Discretize on values¶
binning
Discretize column by binning its values using explicitly specified cuts points.
Each bin can optionally be assigned a label.
Usage¶
The following are the step's expected inputs and outputs and their specific types.
discretize_on_values(input: number, {"param": value}) -> (output: category)
where the object {"param": value}
is optional in most cases and if present may contain any of the parameters described in the
corresponding section below.
Example¶
The following parameters will discretize a column with values in the range [0, 1], producing a new categorical column with bins (0, 0.33], (0.33, 0.66], (0.66, 1] (i.e. right-inclusive). The bins will be labelled "low", "medium", and "high" respectively.

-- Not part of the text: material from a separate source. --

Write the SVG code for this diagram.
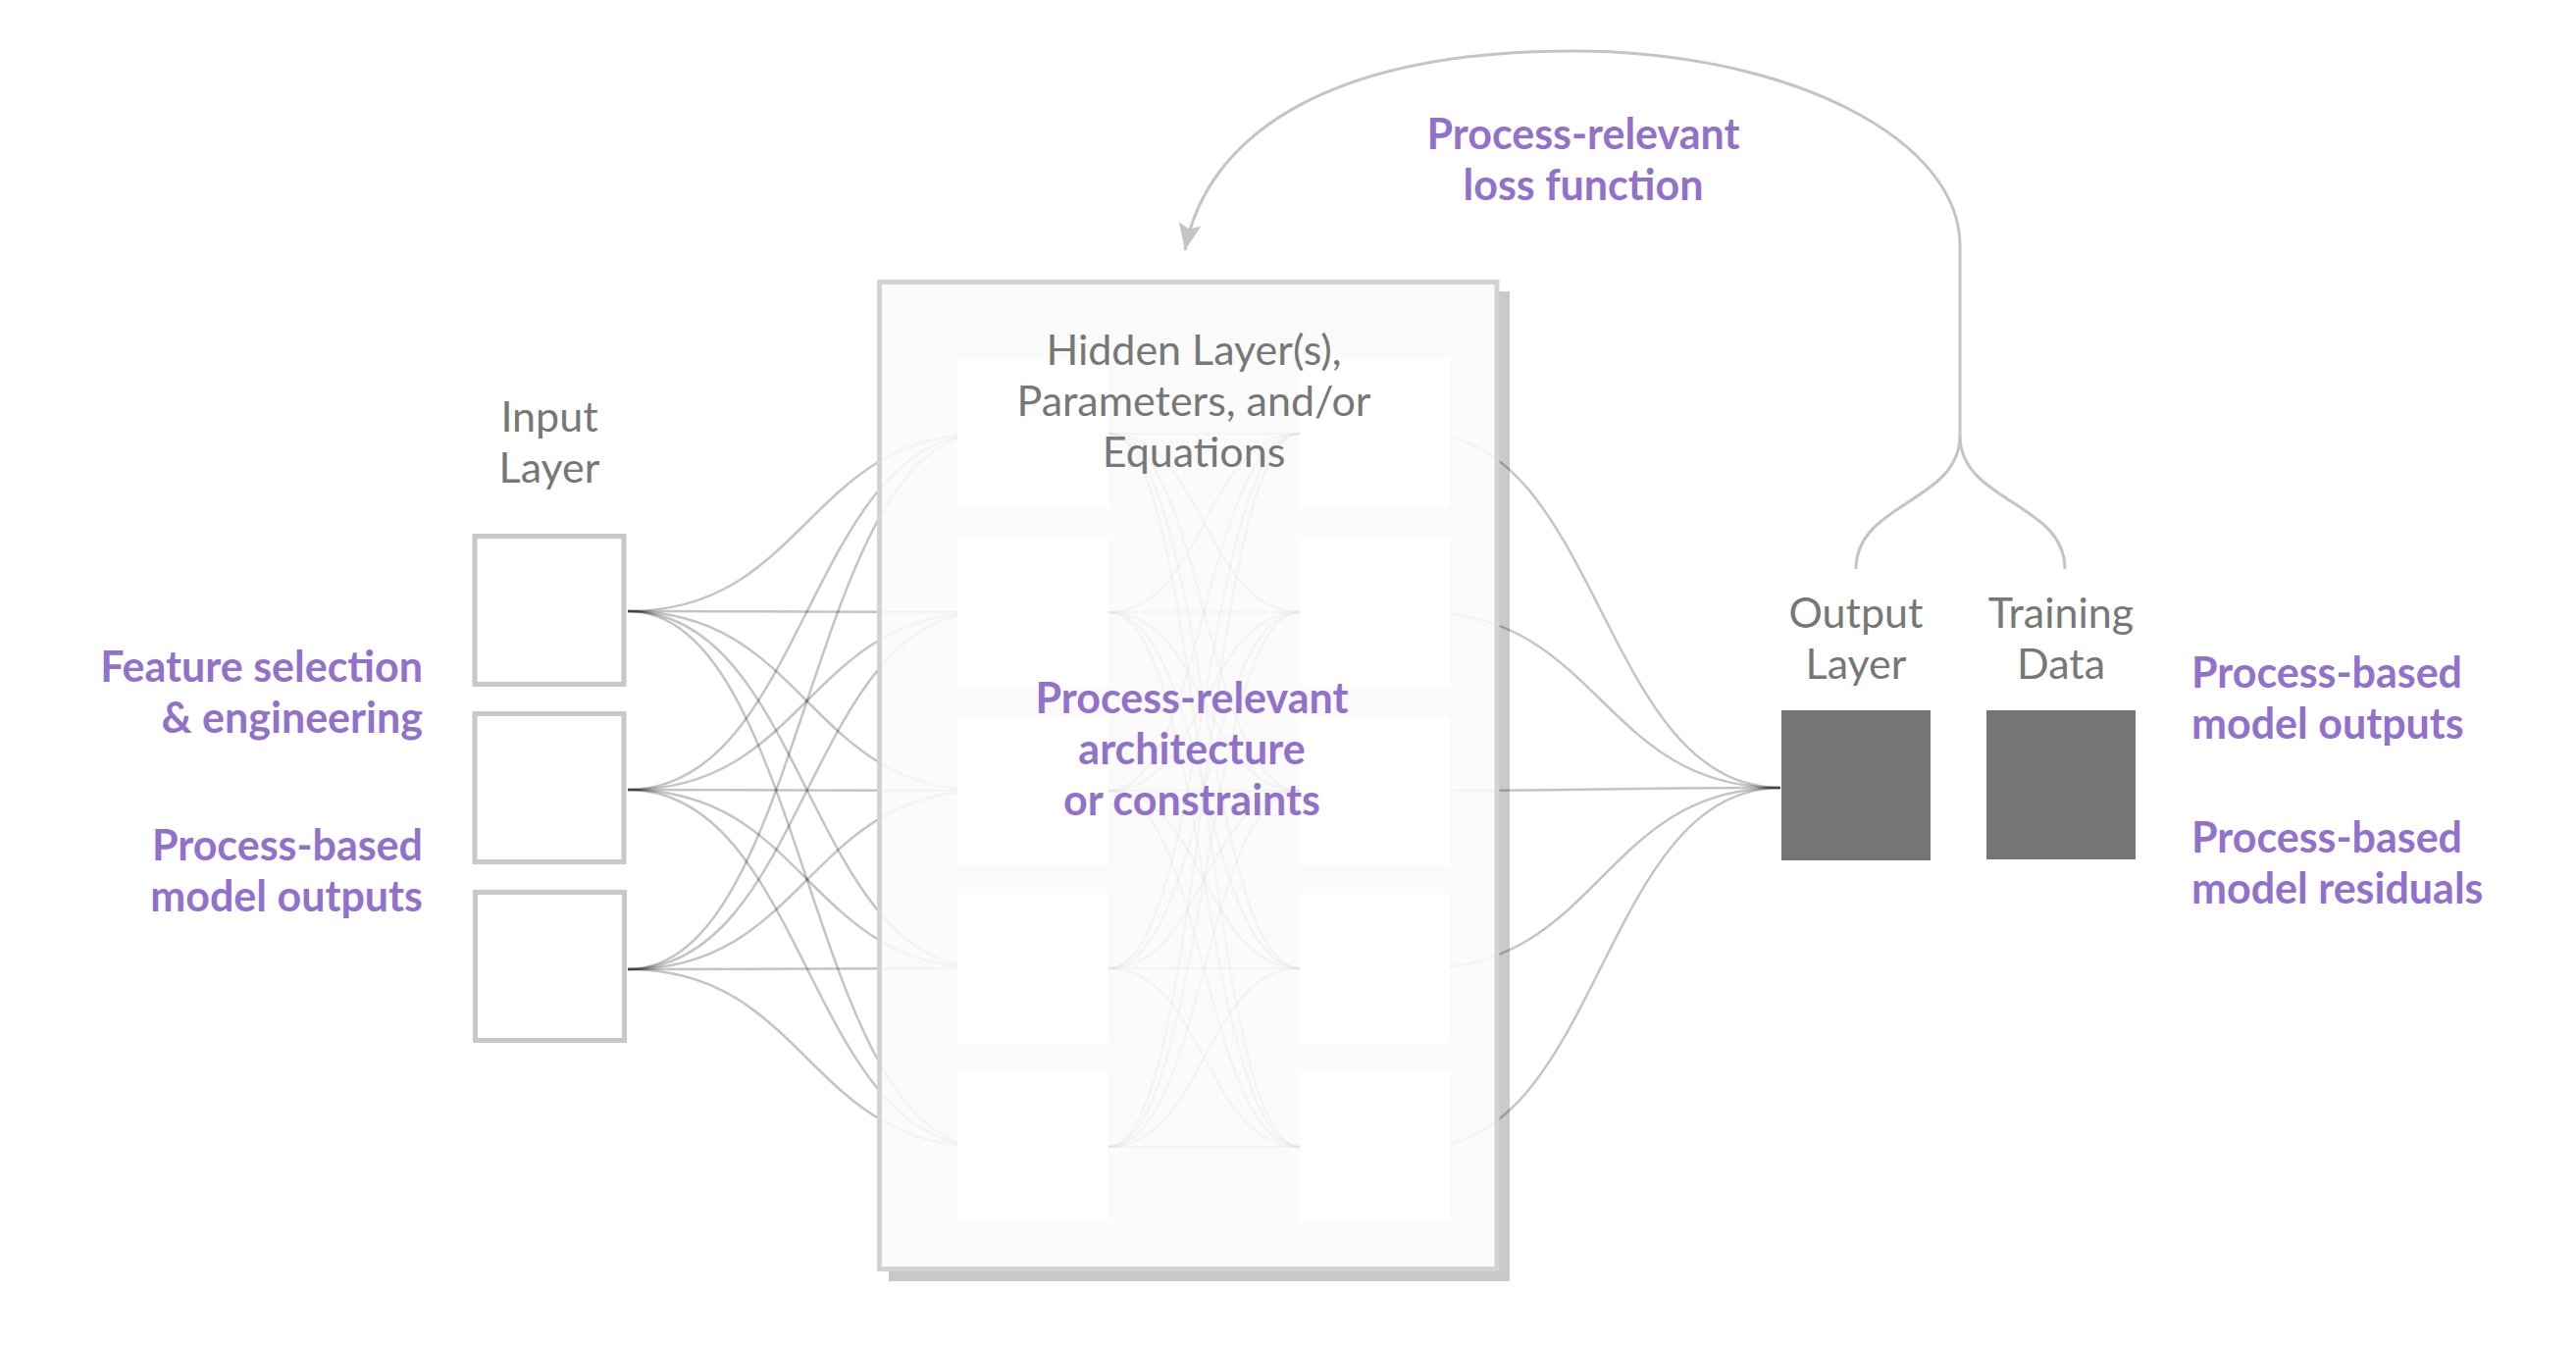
<svg xmlns="http://www.w3.org/2000/svg" width="2626" height="1372" viewBox="0 0 2626 1372">
<style>
.lbl{font-family:Lato,"Source Sans Pro","Open Sans",sans-serif;font-size:43px;fill:#777777}
.pur{font-family:Lato,"Open Sans",sans-serif;font-size:43px;font-weight:bold;fill:#9271cb}
.mid{text-anchor:middle}
.end{text-anchor:end}
.conn{fill:none;stroke:#000;stroke-opacity:0.23;stroke-width:2.5}
.loss{fill:none;stroke:#c4c4c4;stroke-width:3}
.inbox{fill:#ffffff;stroke:#c8c8c8;stroke-width:5}
.hnode{fill:#ffffff}
.outbox{fill:#757575}
</style>
<defs>
<marker id="arr" markerUnits="userSpaceOnUse" markerWidth="30" markerHeight="26" refX="27" refY="11.5" orient="auto">
<path d="M0,0 L27,11.5 L0,23 L5,11.5 Z" fill="#c4c4c4"/>
</marker>
</defs>
<rect width="2626" height="1372" fill="#ffffff"/>

<g id="hidden-shadow">
<rect x="906" y="297" width="633" height="1009" fill="#c9c9c9"/>
<rect x="896.5" y="287.5" width="629.5" height="1006" fill="#ffffff"/>
</g>

<g id="connectors">
<path class="conn" d="M640,623 C822.5,623 822.5,442 1005,442"/>
<path class="conn" d="M640,623 C822.5,623 822.5,624 1005,624"/>
<path class="conn" d="M640,623 C822.5,623 822.5,806 1005,806"/>
<path class="conn" d="M640,623 C822.5,623 822.5,987 1005,987"/>
<path class="conn" d="M640,623 C822.5,623 822.5,1169 1005,1169"/>
<path class="conn" d="M640,805 C822.5,805 822.5,442 1005,442"/>
<path class="conn" d="M640,805 C822.5,805 822.5,624 1005,624"/>
<path class="conn" d="M640,805 C822.5,805 822.5,806 1005,806"/>
<path class="conn" d="M640,805 C822.5,805 822.5,987 1005,987"/>
<path class="conn" d="M640,805 C822.5,805 822.5,1169 1005,1169"/>
<path class="conn" d="M640,988 C822.5,988 822.5,442 1005,442"/>
<path class="conn" d="M640,988 C822.5,988 822.5,624 1005,624"/>
<path class="conn" d="M640,988 C822.5,988 822.5,806 1005,806"/>
<path class="conn" d="M640,988 C822.5,988 822.5,987 1005,987"/>
<path class="conn" d="M640,988 C822.5,988 822.5,1169 1005,1169"/>

<path class="conn" d="M1130,442 C1227.5,442 1227.5,442 1325,442"/>
<path class="conn" d="M1130,442 C1227.5,442 1227.5,624 1325,624"/>
<path class="conn" d="M1130,442 C1227.5,442 1227.5,806 1325,806"/>
<path class="conn" d="M1130,442 C1227.5,442 1227.5,987 1325,987"/>
<path class="conn" d="M1130,442 C1227.5,442 1227.5,1169 1325,1169"/>
<path class="conn" d="M1130,624 C1227.5,624 1227.5,442 1325,442"/>
<path class="conn" d="M1130,624 C1227.5,624 1227.5,624 1325,624"/>
<path class="conn" d="M1130,624 C1227.5,624 1227.5,806 1325,806"/>
<path class="conn" d="M1130,624 C1227.5,624 1227.5,987 1325,987"/>
<path class="conn" d="M1130,624 C1227.5,624 1227.5,1169 1325,1169"/>
<path class="conn" d="M1130,806 C1227.5,806 1227.5,442 1325,442"/>
<path class="conn" d="M1130,806 C1227.5,806 1227.5,624 1325,624"/>
<path class="conn" d="M1130,806 C1227.5,806 1227.5,806 1325,806"/>
<path class="conn" d="M1130,806 C1227.5,806 1227.5,987 1325,987"/>
<path class="conn" d="M1130,806 C1227.5,806 1227.5,1169 1325,1169"/>
<path class="conn" d="M1130,987 C1227.5,987 1227.5,442 1325,442"/>
<path class="conn" d="M1130,987 C1227.5,987 1227.5,624 1325,624"/>
<path class="conn" d="M1130,987 C1227.5,987 1227.5,806 1325,806"/>
<path class="conn" d="M1130,987 C1227.5,987 1227.5,987 1325,987"/>
<path class="conn" d="M1130,987 C1227.5,987 1227.5,1169 1325,1169"/>
<path class="conn" d="M1130,1169 C1227.5,1169 1227.5,442 1325,442"/>
<path class="conn" d="M1130,1169 C1227.5,1169 1227.5,624 1325,624"/>
<path class="conn" d="M1130,1169 C1227.5,1169 1227.5,806 1325,806"/>
<path class="conn" d="M1130,1169 C1227.5,1169 1227.5,987 1325,987"/>
<path class="conn" d="M1130,1169 C1227.5,1169 1227.5,1169 1325,1169"/>

<path class="conn" d="M1449,442 C1632,442 1632,803 1815,803"/>
<path class="conn" d="M1449,624 C1632,624 1632,803 1815,803"/>
<path class="conn" d="M1449,806 C1632,806 1632,803 1815,803"/>
<path class="conn" d="M1449,987 C1632,987 1632,803 1815,803"/>
<path class="conn" d="M1449,1169 C1632,1169 1632,803 1815,803"/>
</g>

<g id="hidden-layer">
<rect x="896.5" y="287.5" width="629.5" height="1006" fill="#fafafa" fill-opacity="0.88" stroke="#d3d3d3" stroke-width="5"/>
<rect class="hnode" x="976" y="366" width="154" height="152"/>
<rect class="hnode" x="976" y="548" width="154" height="152"/>
<rect class="hnode" x="976" y="730" width="154" height="152"/>
<rect class="hnode" x="976" y="911" width="154" height="152"/>
<rect class="hnode" x="976" y="1093" width="154" height="152"/>
<rect class="hnode" x="1325" y="366" width="153" height="152"/>
<rect class="hnode" x="1325" y="548" width="153" height="152"/>
<rect class="hnode" x="1325" y="730" width="153" height="152"/>
<rect class="hnode" x="1325" y="911" width="153" height="152"/>
<rect class="hnode" x="1325" y="1093" width="153" height="152"/>
<text class="lbl mid" x="1217" y="372">Hidden Layer(s),</text>
<text class="lbl mid" x="1217" y="424">Parameters, and/or</text>
<text class="lbl mid" x="1217" y="476">Equations</text>
<text class="pur mid" x="1215" y="727">Process-relevant</text>
<text class="pur mid" x="1215" y="779">architecture</text>
<text class="pur mid" x="1215" y="831">or constraints</text>
</g>

<g id="input-layer">
<rect class="inbox" x="484" y="546.5" width="152" height="151"/>
<rect class="inbox" x="484" y="727.5" width="152" height="151"/>
<rect class="inbox" x="484.5" y="909.5" width="152" height="151"/>
<text class="lbl mid" x="560" y="440">Input</text>
<text class="lbl mid" x="560" y="492">Layer</text>
</g>

<g id="input-annotations">
<text class="pur end" x="431" y="695">Feature selection</text>
<text class="pur end" x="431" y="747">&amp; engineering</text>
<text class="pur end" x="431" y="877">Process-based</text>
<text class="pur end" x="431" y="929">model outputs</text>
</g>

<g id="output-layer">
<rect class="outbox" x="1816" y="724" width="152" height="153"/>
<text class="lbl mid" x="1892" y="640">Output</text>
<text class="lbl mid" x="1892" y="692">Layer</text>
</g>

<g id="training-data">
<rect class="outbox" x="2025" y="724" width="152" height="152"/>
<text class="lbl mid" x="2101" y="640">Training</text>
<text class="lbl mid" x="2101" y="692">Data</text>
</g>

<g id="output-annotations">
<text class="pur" x="2234" y="701">Process-based</text>
<text class="pur" x="2234" y="753">model outputs</text>
<text class="pur" x="2234" y="869">Process-based</text>
<text class="pur" x="2234" y="921">model residuals</text>
</g>

<g id="loss-feedback">
<path class="loss" d="M1998,444 V250 A394,198 0 0 0 1604,52 C1350,52 1230,140 1208,255" marker-end="url(#arr)"/>
<path class="loss" d="M1998,444 C1998,512 1892,512 1892,580"/>
<path class="loss" d="M1998,444 C1998,512 2105,512 2105,580"/>
<text class="pur mid" x="1614" y="152">Process-relevant</text>
<text class="pur mid" x="1614" y="204">loss function</text>
</g>
</svg>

discretize_on_values(ds.price, {"cuts": [0.33, 0.66], "add_extremes": true, "labels": ["low", "medium", "high"]}) -> (ds.price_category)
Inputs¶
input: column:number
A quantitative column to discretize.
Outputs¶
output: column:category
A new categorical column with categories corresponding to discretized bins.
Parameters¶
cuts: array[number] = [0, 0.5, 1]
Points/values used to cut the quantitative column into bins.
labels: array[string] = ['low', 'high']
Names for the resulting bins. Important: Note that cutting a series of values in 3 places creates 4 bins..
add_extremes: boolean = True
Whether to automatically include the minimum and maximum values of the column as cut points.
include_right: boolean = True
Whether the intervals are right-inclusive, i.e. of the form (x1, x2]
, or left-inclusive [x1, x2)
include_lowest: boolean = False
Whether the first interval should be left-inclusive or not.